Exercise directions:
Lift out each line of the data that holds "chart".

Provided material:

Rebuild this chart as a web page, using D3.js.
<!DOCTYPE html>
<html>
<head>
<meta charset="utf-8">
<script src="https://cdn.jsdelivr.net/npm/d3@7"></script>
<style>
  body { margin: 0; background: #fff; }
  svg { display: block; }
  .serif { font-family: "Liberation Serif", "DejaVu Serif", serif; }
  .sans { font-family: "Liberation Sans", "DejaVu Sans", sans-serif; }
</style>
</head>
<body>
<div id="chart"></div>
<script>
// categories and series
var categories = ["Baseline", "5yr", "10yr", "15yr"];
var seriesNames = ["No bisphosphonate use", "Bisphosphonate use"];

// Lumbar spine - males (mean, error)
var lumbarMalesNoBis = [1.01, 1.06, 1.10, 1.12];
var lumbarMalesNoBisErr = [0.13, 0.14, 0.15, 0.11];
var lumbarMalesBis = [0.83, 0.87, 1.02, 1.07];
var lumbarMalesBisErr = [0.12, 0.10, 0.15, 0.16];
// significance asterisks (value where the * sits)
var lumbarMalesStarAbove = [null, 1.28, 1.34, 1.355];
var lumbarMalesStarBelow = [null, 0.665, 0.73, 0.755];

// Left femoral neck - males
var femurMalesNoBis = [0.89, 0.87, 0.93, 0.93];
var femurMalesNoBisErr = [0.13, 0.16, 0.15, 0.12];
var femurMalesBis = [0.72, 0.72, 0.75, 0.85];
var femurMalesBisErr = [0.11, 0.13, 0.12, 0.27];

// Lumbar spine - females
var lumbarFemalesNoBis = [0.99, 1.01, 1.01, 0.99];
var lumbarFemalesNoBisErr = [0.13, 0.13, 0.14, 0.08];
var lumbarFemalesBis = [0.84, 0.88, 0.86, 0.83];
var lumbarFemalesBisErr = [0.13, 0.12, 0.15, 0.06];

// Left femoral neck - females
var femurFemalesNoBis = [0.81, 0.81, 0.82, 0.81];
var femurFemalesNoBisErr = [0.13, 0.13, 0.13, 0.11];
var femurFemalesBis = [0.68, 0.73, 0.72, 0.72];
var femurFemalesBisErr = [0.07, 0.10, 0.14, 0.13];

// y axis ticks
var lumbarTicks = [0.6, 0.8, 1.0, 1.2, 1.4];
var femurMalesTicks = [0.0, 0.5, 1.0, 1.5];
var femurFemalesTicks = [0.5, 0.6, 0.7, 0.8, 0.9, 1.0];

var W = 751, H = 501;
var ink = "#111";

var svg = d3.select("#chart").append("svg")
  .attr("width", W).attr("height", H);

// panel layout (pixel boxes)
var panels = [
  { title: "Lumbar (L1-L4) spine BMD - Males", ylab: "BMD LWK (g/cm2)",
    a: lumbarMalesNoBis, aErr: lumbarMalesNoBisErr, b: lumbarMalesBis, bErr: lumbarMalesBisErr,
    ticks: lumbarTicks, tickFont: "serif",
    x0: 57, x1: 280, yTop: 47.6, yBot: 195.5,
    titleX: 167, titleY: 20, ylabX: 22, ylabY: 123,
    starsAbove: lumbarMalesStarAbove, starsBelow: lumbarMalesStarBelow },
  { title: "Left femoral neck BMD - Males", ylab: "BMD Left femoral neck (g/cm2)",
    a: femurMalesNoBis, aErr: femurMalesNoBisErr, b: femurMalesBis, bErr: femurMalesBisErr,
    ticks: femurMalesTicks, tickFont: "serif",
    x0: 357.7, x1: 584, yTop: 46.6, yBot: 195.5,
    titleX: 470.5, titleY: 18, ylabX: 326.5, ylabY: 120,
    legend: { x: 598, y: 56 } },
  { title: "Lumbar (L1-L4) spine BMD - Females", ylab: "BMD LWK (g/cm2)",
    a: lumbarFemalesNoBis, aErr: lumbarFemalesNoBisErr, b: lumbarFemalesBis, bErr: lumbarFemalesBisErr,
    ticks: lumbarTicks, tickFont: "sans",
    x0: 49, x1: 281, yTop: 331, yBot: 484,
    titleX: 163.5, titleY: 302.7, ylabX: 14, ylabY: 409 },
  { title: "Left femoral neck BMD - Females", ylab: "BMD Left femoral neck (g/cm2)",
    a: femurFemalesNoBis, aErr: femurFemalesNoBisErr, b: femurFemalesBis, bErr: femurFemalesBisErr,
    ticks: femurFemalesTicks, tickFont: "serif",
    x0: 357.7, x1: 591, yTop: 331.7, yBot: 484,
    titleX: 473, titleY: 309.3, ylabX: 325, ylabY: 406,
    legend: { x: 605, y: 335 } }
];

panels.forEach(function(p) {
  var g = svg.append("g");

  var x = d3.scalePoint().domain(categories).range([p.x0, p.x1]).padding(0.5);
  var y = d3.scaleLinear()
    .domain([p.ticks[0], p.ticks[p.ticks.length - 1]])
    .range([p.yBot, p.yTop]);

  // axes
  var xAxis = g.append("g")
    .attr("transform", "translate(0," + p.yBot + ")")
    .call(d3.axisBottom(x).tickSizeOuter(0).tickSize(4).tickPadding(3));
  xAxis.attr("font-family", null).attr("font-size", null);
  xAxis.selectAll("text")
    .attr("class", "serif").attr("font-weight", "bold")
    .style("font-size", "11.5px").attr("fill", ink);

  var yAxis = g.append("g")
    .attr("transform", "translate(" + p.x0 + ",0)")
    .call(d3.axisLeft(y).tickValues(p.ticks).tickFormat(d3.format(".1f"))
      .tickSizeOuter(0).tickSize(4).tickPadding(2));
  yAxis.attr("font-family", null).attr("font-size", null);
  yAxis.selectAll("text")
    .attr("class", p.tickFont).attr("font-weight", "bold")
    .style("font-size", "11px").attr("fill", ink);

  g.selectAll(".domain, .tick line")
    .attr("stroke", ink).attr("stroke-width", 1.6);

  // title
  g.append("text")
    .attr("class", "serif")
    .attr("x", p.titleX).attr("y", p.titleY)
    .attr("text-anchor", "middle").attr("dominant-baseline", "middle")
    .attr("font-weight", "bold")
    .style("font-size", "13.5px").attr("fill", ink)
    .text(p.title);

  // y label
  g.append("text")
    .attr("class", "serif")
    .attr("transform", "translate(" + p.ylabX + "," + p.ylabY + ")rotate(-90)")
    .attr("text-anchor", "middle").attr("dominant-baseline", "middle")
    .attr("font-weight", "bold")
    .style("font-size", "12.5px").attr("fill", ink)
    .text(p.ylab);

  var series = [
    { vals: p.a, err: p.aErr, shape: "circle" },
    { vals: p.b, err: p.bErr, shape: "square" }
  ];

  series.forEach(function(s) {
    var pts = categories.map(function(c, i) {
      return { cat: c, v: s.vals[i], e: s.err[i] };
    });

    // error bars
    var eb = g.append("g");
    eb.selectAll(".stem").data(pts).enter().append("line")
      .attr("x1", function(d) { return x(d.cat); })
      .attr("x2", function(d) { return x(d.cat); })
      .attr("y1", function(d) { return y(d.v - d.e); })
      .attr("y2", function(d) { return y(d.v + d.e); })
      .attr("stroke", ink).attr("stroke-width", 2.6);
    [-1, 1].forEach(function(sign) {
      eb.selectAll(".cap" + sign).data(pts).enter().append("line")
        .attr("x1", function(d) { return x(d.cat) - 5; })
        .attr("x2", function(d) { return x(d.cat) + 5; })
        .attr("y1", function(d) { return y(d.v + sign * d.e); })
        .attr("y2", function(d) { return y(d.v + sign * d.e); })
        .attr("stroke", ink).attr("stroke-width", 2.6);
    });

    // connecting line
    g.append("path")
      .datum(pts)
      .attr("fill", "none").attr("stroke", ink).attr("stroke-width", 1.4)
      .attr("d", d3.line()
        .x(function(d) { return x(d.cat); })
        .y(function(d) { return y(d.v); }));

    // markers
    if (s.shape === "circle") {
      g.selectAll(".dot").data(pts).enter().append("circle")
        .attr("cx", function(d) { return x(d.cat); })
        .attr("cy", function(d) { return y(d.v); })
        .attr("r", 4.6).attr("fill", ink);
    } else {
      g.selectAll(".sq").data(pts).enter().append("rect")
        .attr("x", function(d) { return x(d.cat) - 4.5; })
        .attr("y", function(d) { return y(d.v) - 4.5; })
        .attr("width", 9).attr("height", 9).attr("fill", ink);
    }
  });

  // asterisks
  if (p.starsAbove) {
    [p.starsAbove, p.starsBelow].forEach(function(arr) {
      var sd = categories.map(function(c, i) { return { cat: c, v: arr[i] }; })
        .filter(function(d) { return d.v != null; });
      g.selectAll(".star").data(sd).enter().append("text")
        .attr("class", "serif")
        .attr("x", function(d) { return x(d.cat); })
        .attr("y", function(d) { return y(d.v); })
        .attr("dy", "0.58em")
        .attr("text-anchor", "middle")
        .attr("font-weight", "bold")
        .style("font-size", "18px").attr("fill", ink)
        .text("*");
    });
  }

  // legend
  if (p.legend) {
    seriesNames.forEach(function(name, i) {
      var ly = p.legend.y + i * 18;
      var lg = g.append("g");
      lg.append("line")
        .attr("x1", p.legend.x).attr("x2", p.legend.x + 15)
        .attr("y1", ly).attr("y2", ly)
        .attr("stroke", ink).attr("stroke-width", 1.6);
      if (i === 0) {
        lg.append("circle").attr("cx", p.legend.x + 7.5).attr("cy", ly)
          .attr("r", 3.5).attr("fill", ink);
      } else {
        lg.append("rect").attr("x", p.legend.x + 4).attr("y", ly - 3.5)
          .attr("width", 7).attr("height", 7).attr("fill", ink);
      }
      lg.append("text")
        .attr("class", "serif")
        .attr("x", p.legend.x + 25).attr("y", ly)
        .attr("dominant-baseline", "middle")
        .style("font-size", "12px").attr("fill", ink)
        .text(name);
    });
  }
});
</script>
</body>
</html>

Result for this task:
Rebuild this chart as a web page, using D3.js.
<div id="chart"></div>
var svg = d3.select("#chart").append("svg")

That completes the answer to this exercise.